De facto, o seu exemplo encontra confirmação nos irmãos que continuam a sua obra, prontos a responder aos novos sinais dos tempos, abraçando primeiro o serviço aos seminaristas pobres, depois as missões populares e, por fim, também o anúncio ad gentes em várias partes do mundo, sem se deixarem amedrontar nem mesmo pela perseguição religiosa desencadeada pela Revolução Francesa.
Uma história bela e rica, da qual hoje, no entanto, recordamos um outro momento especial, em que tudo volta a entrar em jogo. É a segunda fundação, a de 1848, em que o Espírito Santo pede à comunidade que partilhe todos os frutos do seu passado num novo cenário. É tempo de se juntar a novos companheiros, os da Sociedade do Sagrado Coração de Maria, também eles missionários, mas com uma história diferente. Para isso, certamente é necessário superar medos e ciúmes, e os irmãos das duas famílias aceitam o desafio, unindo forças e partilhando o que têm num novo começo.
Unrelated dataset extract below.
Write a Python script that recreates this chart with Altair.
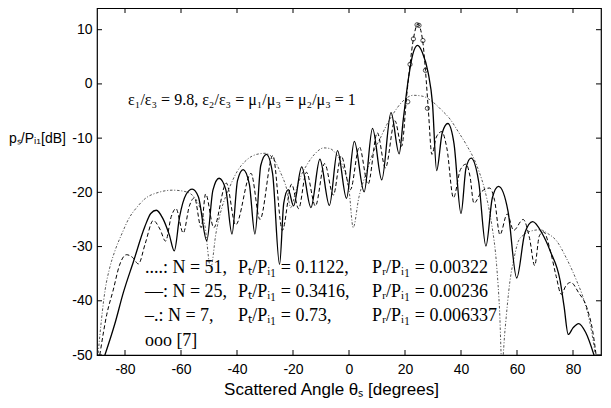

Hoje, depois de mais de um século e meio, vemos que a Providência recompensou a sua generosa e corajosa docilidade ao Espírito: estais presentes em sessenta países dos cinco continentes, com cerca de dois mil e seiscentos religiosos e o envolvimento de muitos leigos. Graças à vossa disponibilidade para a mudança e à vossa perseverança, permanecestes fiéis ao espírito das vossas origens: evangelizar os pobres, aceitar missões onde ninguém quer ir, favorecer o serviço aos mais abandonados, respeitar os povos e as culturas, formar o clero e os leigos locais para o desenvolvimento humano integral, tudo em fraternidade e simplicidade de vida e na assiduidade da oração. Por favor, esta última coisa é importante: rezem, não deixem de rezar. E não apenas a oração formal, não, rezar! Rezem de verdade! Realizai assim aquilo a que o Venerável Libermann chamava “união prática” no serviço, fruto da docilidade habitual ao Espírito Santo e fundamento de toda a missão.
O vosso carisma, aberto e respeitoso, é particularmente precioso hoje, num mundo onde o desafio da interculturalidade e da inclusão é vivo e urgente, dentro e fora da Igreja. Por isso vos digo: não renuncieis à vossa coragem e liberdade interior, cultivai-a e fazei dela um traço vivo do vosso apostolado. Há tantos homens e mulheres que ainda precisam do Evangelho, não só nas chamadas “terras de missão”, mas também no velho e cansado Ocidente. Olhai para cada um com os olhos de Jesus, que deseja ir ao encontro de todos – de todos! Não o esqueçais: todos – aproximando-se especialmente dos mais pobres, tocando-os com as suas mãos, fixando o seu olhar no deles. E para levar a cada um o sopro refrescante e vital do seu Espírito, que é o verdadeiro “protagonista da missão” (cf. S. João Paulo II, Enc. Redemptoris missio, 30), deixai-vos guiar por Ele, porque “não há maior liberdade do que a de se deixar conduzir pelo Espírito, renunciando a calcular e a controlar tudo” (Exortação Apostólica Evangelii gaudium, 280). Deixai que Ele vos ilumine, vos dirija, vos impulsione para onde quiser, sem pôr condições, sem excluir ninguém, porque é Ele que sabe o que é necessário em cada época e em cada momento (cf. ibid.).
Esta foi a grande intuição dos vossos fundadores e o belo testemunho de tantos irmãos e irmãs que vos precederam. E este é também o desejo e o convite que hoje vos dirijo. Que Nossa Senhora vos acompanhe. Abençoo-vos de coração e peço-vos que rezeis por mim. Muito obrigado!